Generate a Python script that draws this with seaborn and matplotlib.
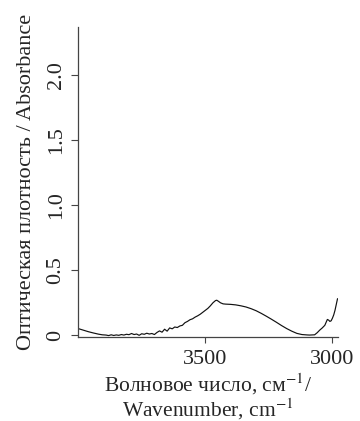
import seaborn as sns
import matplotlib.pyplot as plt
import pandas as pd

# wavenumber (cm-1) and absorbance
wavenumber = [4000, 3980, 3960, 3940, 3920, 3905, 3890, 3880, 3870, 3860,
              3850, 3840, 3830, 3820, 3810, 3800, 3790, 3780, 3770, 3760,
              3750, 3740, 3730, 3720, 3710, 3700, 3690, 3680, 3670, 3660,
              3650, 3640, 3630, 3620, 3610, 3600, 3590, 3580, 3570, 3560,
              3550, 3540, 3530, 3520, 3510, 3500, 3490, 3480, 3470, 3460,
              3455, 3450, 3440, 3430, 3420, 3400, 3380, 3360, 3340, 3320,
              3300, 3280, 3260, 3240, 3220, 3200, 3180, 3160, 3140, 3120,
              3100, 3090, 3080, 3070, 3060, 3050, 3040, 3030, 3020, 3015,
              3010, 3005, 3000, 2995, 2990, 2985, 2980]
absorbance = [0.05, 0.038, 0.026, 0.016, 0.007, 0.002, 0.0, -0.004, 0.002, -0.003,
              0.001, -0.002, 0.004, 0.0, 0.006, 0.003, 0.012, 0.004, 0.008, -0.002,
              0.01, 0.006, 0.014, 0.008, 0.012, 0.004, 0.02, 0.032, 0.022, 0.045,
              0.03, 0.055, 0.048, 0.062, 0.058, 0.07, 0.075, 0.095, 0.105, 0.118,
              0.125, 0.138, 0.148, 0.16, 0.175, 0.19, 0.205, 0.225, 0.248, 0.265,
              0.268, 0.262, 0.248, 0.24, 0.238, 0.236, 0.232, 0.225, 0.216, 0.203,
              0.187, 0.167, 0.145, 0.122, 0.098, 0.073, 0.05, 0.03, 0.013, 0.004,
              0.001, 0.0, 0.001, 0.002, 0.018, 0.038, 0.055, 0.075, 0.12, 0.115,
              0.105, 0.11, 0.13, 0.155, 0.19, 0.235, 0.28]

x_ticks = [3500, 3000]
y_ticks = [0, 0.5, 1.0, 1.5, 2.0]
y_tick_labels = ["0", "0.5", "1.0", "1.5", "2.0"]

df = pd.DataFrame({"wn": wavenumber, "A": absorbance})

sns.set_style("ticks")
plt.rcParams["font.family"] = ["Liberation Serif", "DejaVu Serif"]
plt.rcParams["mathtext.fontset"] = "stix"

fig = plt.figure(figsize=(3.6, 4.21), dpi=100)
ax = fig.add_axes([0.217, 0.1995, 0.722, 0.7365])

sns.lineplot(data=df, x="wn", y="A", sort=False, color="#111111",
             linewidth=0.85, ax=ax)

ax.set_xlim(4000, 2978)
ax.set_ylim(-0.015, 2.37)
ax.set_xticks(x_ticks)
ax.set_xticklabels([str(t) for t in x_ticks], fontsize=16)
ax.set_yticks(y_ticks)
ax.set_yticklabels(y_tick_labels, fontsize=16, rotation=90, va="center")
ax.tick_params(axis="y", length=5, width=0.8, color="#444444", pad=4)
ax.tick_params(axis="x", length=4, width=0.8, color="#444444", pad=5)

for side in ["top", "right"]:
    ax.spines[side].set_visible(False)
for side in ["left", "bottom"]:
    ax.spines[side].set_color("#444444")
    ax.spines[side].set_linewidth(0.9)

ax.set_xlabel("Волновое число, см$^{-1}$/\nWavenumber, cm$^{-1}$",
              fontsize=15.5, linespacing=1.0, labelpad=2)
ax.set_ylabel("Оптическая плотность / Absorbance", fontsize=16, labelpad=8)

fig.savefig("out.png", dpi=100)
—————
== Goal ==
Write out exactly the lines between the start of the data and the line with "import pandas as pd", including both, but none of the pictures.

== Reply to the task ==
Generate a Python script that draws this with seaborn and matplotlib.
import seaborn as sns
import matplotlib.pyplot as plt
import pandas as pd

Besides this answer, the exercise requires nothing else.